### Stated exercise
Write the records below out in full, character for character, with no pictures.

### Data listing
******

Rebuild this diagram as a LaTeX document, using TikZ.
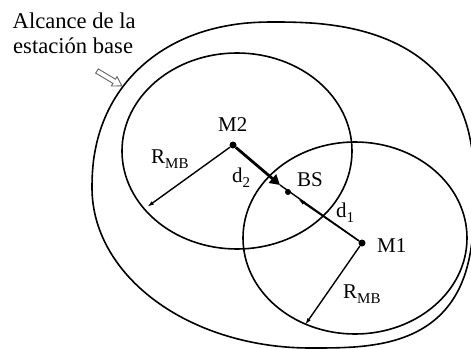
\documentclass[tikz,border=0pt]{standalone}
\usepackage{fontspec}
\setmainfont{Liberation Serif}
\usetikzlibrary{arrows.meta}
\newcommand{\subtxt}[1]{\raisebox{-0.28em}{\fontsize{15}{15}\selectfont #1}}
\begin{document}
\begin{tikzpicture}[x=1pt,y=-1pt,
  ring/.style={line width=1.6pt,line join=round},
  radius arrow/.style={line width=1.4pt,-{Latex[length=7pt,width=4pt]}},
  lbl/.style={font=\fontsize{21}{24}\selectfont,inner sep=0pt,anchor=base west},
  ttl/.style={font=\fontsize{22.6}{25}\selectfont,inner sep=0pt,anchor=base west},
  dot/.style={circle,fill=black,inner sep=0pt,minimum size=#1}]
\useasboundingbox (0,0) rectangle (471,348);
% coverage of the base station (egg-shaped outline, four superelliptic quadrants)
\draw[ring]
  plot[domain=0.05:89.95,samples=60] ({273+201*cos(\x)^0.8},{188-166*sin(\x)^0.8})
  -- plot[domain=0.05:89.95,samples=60] ({273-181*sin(\x)^0.909},{188-166*cos(\x)^0.909})
  -- plot[domain=0:90,samples=60] ({310-218*cos(\x)},{188+160*sin(\x)})
  -- plot[domain=0.05:89.95,samples=60] ({310+164*sin(\x)^0.667},{188+160*cos(\x)^0.667})
  -- cycle;
% mobile coverage ellipses
\draw[ring] (237,151) ellipse [x radius=115pt, y radius=98pt];
\draw[ring] (355,238) ellipse [x radius=112pt, y radius=96pt];
% points
\node[dot=7pt] (M2) at (233,145) {};
\node[dot=7pt] (M1) at (362,243) {};
\node[dot=6pt] (BS) at (288,192) {};
\coordinate (R2end) at (147,207);
\coordinate (R1end) at (305,325);
\coordinate (d2tip) at (280,185);
\coordinate (d1tip) at (298,199);
% connectors
\draw[line width=1.4pt] (M1) -- (d2tip);
\draw[line width=1.4pt,-{Latex[length=7pt,width=4pt]}] (M1) -- (d1tip);
\draw[line width=2.8pt,-{Triangle[length=10pt,width=11pt]}] (M2) -- (d2tip);
\draw[radius arrow] (M2) -- (R2end);
\draw[radius arrow] (M1) -- (R1end);
% hollow pointer arrow
\draw[gray!80!black,line width=0.9pt,fill=white]
  (98.3,68.9) -- (115.5,79.2) -- (117.0,76.6) -- (121.9,85.9) -- (111.4,86.0)
  -- (112.9,83.4) -- (95.7,73.1) -- cycle;
% labels
\node[ttl] (t1) at (12.5,28) {Alcance de la};
\node[ttl] (t2) at (13,53) {estación base};
\node[lbl] (lM2) at (218,131) {M2};
\node[lbl] (ld2) at (232,182) {d\subtxt{2}};
\node[lbl] (lBS) at (297,186) {BS};
\node[lbl] (ld1) at (336,217) {d\subtxt{1}};
\node[lbl] (lM1) at (377,252) {M1};
\node[lbl] (lR2) at (151,163) {R\subtxt{MB}};
\node[lbl] (lR1) at (343,298) {R\subtxt{MB}};
\end{tikzpicture}
\end{document}
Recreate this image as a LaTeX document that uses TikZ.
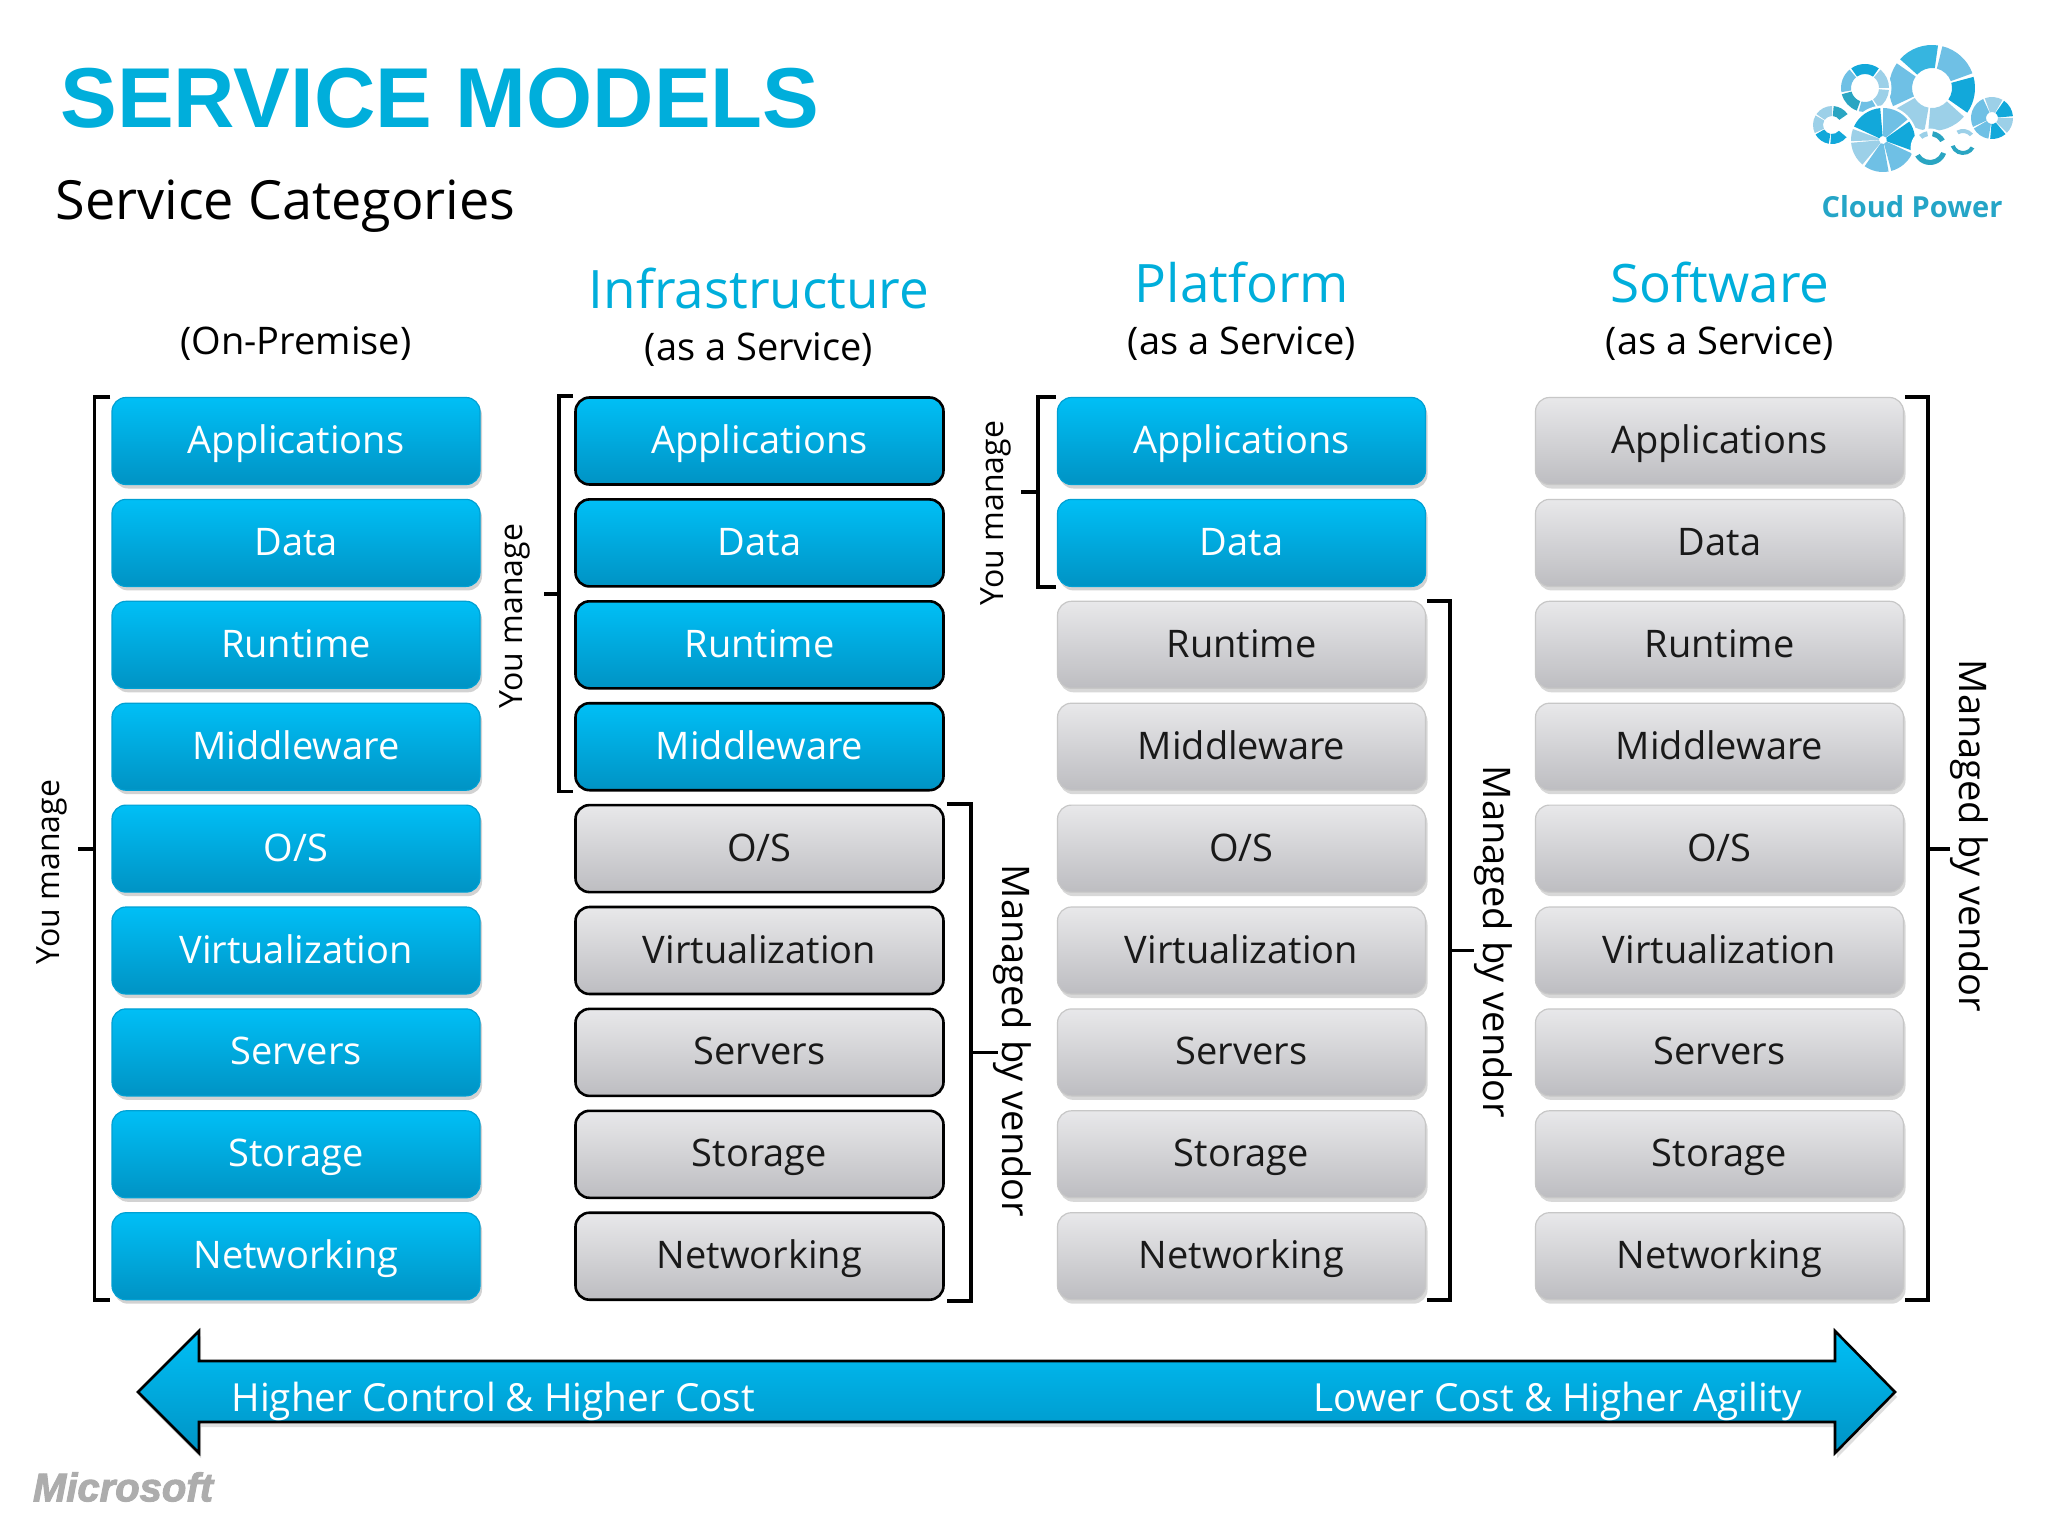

******

### Expected output
Rebuild this diagram as a LaTeX document, using TikZ.
\documentclass[tikz,border=0pt]{standalone}
\usepackage{fontspec}
\setmainfont{Liberation Serif}
\usetikzlibrary{arrows.meta}
\newcommand{\subtxt}[1]{\raisebox{-0.28em}{\fontsize{15}{15}\selectfont #1}}
\begin{document}
\begin{tikzpicture}[x=1pt,y=-1pt,
  ring/.style={line width=1.6pt,line join=round},
  radius arrow/.style={line width=1.4pt,-{Latex[length=7pt,width=4pt]}},
  lbl/.style={font=\fontsize{21}{24}\selectfont,inner sep=0pt,anchor=base west},
  ttl/.style={font=\fontsize{22.6}{25}\selectfont,inner sep=0pt,anchor=base west},
  dot/.style={circle,fill=black,inner sep=0pt,minimum size=#1}]
\useasboundingbox (0,0) rectangle (471,348);
% coverage of the base station (egg-shaped outline, four superelliptic quadrants)
\draw[ring]
  plot[domain=0.05:89.95,samples=60] ({273+201*cos(\x)^0.8},{188-166*sin(\x)^0.8})
  -- plot[domain=0.05:89.95,samples=60] ({273-181*sin(\x)^0.909},{188-166*cos(\x)^0.909})
  -- plot[domain=0:90,samples=60] ({310-218*cos(\x)},{188+160*sin(\x)})
  -- plot[domain=0.05:89.95,samples=60] ({310+164*sin(\x)^0.667},{188+160*cos(\x)^0.667})
  -- cycle;
% mobile coverage ellipses
\draw[ring] (237,151) ellipse [x radius=115pt, y radius=98pt];
\draw[ring] (355,238) ellipse [x radius=112pt, y radius=96pt];
% points
\node[dot=7pt] (M2) at (233,145) {};
\node[dot=7pt] (M1) at (362,243) {};
\node[dot=6pt] (BS) at (288,192) {};
\coordinate (R2end) at (147,207);
\coordinate (R1end) at (305,325);
\coordinate (d2tip) at (280,185);
\coordinate (d1tip) at (298,199);
% connectors
\draw[line width=1.4pt] (M1) -- (d2tip);
\draw[line width=1.4pt,-{Latex[length=7pt,width=4pt]}] (M1) -- (d1tip);
\draw[line width=2.8pt,-{Triangle[length=10pt,width=11pt]}] (M2) -- (d2tip);
\draw[radius arrow] (M2) -- (R2end);
\draw[radius arrow] (M1) -- (R1end);
% hollow pointer arrow
\draw[gray!80!black,line width=0.9pt,fill=white]
  (98.3,68.9) -- (115.5,79.2) -- (117.0,76.6) -- (121.9,85.9) -- (111.4,86.0)
  -- (112.9,83.4) -- (95.7,73.1) -- cycle;
% labels
\node[ttl] (t1) at (12.5,28) {Alcance de la};
\node[ttl] (t2) at (13,53) {estación base};
\node[lbl] (lM2) at (218,131) {M2};
\node[lbl] (ld2) at (232,182) {d\subtxt{2}};
\node[lbl] (lBS) at (297,186) {BS};
\node[lbl] (ld1) at (336,217) {d\subtxt{1}};
\node[lbl] (lM1) at (377,252) {M1};
\node[lbl] (lR2) at (151,163) {R\subtxt{MB}};
\node[lbl] (lR1) at (343,298) {R\subtxt{MB}};
\end{tikzpicture}
\end{document}
Recreate this image as a LaTeX document that uses TikZ.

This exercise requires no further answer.